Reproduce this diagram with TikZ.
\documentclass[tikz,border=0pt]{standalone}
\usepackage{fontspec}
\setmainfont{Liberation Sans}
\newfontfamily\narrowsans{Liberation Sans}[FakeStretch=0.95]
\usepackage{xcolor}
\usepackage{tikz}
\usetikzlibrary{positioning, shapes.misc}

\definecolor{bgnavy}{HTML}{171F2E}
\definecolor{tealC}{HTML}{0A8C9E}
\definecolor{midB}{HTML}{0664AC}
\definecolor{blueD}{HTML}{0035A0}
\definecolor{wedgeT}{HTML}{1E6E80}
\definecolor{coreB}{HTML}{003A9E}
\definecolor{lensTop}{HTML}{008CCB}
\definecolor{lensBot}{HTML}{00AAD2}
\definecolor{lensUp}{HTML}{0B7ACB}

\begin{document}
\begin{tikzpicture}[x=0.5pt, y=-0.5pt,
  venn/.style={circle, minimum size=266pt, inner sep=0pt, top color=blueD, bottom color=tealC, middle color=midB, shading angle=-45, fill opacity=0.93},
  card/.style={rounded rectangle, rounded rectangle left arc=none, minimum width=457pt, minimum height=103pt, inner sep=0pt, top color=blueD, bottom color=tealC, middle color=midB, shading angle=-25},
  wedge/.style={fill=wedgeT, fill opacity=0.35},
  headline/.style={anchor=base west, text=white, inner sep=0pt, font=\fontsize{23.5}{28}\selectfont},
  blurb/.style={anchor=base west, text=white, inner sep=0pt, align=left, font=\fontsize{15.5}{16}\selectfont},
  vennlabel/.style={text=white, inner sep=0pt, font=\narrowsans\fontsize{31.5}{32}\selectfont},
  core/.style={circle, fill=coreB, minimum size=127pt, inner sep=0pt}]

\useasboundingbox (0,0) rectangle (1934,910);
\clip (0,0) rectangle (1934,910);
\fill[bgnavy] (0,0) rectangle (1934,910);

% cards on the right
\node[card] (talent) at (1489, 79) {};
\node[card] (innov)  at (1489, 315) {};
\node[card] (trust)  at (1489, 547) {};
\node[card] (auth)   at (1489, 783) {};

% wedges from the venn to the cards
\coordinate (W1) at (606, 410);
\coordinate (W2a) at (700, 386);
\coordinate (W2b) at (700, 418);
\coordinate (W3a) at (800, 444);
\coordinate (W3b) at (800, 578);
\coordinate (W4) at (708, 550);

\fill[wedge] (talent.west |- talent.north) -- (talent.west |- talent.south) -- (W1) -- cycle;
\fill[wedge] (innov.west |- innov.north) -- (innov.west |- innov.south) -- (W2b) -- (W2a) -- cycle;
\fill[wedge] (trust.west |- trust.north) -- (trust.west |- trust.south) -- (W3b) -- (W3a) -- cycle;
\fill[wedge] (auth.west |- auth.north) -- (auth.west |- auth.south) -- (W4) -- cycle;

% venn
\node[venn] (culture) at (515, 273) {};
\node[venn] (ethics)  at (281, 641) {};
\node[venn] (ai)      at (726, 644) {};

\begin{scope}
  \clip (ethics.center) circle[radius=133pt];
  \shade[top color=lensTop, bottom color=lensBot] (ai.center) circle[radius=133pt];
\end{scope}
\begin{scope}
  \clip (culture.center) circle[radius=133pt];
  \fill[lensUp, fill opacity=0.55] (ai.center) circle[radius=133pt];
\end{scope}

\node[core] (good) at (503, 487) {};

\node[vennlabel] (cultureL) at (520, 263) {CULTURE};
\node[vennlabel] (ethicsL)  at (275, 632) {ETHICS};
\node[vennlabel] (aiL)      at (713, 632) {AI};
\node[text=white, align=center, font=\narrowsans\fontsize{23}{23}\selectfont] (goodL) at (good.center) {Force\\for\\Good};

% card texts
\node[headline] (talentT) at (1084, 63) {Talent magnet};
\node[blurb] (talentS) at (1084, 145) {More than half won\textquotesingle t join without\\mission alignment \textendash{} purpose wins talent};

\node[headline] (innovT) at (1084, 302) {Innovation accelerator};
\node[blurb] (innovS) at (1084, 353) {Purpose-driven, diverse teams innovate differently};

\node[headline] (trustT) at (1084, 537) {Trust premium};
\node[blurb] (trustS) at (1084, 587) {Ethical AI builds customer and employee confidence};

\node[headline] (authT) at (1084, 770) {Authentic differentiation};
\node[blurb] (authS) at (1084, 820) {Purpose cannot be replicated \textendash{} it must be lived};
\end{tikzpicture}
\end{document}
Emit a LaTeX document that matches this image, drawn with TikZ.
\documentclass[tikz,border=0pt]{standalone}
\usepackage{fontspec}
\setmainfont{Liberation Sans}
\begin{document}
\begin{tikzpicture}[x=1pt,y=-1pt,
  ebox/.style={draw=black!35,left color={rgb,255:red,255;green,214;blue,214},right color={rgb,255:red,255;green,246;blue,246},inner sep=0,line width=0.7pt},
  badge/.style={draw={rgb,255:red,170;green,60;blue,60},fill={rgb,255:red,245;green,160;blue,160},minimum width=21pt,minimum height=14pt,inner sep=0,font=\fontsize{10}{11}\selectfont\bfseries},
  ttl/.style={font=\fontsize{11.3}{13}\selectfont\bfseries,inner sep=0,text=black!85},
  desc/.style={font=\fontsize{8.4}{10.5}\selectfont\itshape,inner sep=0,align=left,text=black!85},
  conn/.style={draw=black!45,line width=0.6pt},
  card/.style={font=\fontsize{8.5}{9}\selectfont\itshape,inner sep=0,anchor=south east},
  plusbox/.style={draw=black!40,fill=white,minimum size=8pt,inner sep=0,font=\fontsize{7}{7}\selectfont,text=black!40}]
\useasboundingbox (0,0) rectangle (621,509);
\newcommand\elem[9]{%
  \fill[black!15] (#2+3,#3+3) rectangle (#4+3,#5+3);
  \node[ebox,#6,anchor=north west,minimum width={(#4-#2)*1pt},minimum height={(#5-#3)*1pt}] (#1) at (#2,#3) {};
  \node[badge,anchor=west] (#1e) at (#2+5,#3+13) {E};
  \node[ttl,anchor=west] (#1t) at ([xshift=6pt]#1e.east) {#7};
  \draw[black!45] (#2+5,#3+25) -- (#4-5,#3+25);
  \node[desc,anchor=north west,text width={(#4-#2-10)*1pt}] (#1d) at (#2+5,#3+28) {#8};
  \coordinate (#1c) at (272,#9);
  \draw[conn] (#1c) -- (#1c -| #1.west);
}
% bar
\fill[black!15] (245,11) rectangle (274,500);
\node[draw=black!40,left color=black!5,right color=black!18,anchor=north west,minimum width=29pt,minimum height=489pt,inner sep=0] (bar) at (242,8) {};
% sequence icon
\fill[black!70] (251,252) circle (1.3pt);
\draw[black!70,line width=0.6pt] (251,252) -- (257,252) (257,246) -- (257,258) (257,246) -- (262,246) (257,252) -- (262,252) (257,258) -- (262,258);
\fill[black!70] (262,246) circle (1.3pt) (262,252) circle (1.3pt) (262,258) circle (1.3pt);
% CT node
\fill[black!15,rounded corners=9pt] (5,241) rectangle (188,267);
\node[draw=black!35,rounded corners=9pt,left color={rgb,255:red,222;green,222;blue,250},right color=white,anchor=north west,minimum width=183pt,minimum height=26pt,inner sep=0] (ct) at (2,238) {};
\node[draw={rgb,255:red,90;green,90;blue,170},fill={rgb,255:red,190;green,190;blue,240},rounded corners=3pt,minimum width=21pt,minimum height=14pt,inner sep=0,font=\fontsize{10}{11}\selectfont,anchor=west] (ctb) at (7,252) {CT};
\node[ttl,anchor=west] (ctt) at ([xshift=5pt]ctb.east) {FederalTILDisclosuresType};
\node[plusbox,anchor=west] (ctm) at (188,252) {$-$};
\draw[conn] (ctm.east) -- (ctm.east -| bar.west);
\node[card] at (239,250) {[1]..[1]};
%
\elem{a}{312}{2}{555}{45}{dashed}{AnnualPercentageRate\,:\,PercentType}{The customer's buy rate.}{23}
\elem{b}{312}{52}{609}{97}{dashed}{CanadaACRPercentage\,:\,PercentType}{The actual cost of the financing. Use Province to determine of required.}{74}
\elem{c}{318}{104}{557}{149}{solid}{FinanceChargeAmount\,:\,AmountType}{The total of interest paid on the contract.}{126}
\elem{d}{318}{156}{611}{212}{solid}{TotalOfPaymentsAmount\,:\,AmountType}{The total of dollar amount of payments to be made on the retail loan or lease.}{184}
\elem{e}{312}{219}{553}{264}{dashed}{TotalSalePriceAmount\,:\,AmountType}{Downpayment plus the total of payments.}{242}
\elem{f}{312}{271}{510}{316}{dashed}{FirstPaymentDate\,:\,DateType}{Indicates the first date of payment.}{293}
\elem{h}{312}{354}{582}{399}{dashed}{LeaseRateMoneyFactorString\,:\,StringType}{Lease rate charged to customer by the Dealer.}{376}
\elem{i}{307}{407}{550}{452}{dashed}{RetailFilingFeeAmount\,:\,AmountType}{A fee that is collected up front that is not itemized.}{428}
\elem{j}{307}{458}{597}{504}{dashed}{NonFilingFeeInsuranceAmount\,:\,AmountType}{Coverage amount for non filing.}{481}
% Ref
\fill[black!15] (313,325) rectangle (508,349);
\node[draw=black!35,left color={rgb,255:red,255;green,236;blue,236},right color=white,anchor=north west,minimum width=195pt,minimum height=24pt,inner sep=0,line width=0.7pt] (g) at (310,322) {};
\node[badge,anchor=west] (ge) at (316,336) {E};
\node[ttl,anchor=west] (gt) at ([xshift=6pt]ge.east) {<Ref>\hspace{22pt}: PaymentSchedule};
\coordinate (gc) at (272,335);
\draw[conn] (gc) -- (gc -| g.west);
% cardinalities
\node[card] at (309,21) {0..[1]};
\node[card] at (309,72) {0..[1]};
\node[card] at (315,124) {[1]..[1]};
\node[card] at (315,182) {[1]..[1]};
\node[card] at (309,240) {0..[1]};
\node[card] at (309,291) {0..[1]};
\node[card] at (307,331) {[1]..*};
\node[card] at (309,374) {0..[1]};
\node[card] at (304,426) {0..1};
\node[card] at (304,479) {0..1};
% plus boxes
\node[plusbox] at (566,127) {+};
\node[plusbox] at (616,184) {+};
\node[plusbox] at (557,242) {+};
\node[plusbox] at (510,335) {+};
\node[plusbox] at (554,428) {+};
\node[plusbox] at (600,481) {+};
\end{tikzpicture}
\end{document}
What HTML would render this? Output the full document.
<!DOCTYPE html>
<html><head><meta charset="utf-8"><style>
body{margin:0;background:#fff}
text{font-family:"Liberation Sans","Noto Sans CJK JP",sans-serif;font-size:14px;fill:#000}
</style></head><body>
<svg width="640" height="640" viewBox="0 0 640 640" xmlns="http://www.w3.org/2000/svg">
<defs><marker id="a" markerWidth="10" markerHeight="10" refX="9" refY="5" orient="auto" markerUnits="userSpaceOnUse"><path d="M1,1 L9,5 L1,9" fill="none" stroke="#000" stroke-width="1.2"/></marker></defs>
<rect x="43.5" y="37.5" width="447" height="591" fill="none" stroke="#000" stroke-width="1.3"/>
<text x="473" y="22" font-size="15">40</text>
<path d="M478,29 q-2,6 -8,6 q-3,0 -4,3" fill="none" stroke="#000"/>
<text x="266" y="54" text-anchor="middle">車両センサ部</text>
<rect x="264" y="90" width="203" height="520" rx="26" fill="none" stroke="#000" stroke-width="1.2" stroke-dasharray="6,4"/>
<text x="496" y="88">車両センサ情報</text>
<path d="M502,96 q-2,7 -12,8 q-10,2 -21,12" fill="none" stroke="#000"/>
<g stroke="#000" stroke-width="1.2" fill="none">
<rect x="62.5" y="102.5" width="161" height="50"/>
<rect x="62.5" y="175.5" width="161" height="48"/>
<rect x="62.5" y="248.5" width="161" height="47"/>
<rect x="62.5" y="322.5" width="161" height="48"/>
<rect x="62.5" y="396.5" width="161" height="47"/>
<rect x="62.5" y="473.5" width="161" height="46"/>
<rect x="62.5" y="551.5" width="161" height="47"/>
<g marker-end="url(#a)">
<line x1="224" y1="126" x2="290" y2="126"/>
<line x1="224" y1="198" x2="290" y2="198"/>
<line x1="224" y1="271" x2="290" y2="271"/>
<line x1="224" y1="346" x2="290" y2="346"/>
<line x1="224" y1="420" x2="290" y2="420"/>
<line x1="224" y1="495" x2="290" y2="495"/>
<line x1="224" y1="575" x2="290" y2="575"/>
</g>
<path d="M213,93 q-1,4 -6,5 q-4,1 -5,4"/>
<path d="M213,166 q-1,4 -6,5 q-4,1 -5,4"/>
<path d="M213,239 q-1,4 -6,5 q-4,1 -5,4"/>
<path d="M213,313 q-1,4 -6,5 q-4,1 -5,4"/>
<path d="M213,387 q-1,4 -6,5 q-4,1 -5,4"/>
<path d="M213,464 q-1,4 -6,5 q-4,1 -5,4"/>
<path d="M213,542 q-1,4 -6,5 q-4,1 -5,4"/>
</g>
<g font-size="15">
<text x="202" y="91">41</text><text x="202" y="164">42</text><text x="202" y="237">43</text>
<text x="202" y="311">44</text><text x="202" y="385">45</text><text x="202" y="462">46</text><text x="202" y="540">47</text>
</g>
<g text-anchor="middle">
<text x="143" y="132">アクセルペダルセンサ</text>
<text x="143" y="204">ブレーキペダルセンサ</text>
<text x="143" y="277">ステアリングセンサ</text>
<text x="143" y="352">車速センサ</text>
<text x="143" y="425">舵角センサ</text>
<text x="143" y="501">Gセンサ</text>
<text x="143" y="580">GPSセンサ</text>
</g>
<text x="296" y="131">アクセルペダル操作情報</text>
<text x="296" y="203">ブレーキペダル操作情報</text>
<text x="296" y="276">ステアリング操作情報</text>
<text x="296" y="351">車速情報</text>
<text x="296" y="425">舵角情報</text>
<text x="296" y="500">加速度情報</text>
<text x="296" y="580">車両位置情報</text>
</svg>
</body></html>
# # # # # # #
● **Exercise directions**
Show all lines from the data above in which the word "that" appears.

● **Exercise result**
Emit a LaTeX document that matches this image, drawn with TikZ.
\elem{i}{307}{407}{550}{452}{dashed}{RetailFilingFeeAmount\,:\,AmountType}{A fee that is collected up front that is not itemized.}{428}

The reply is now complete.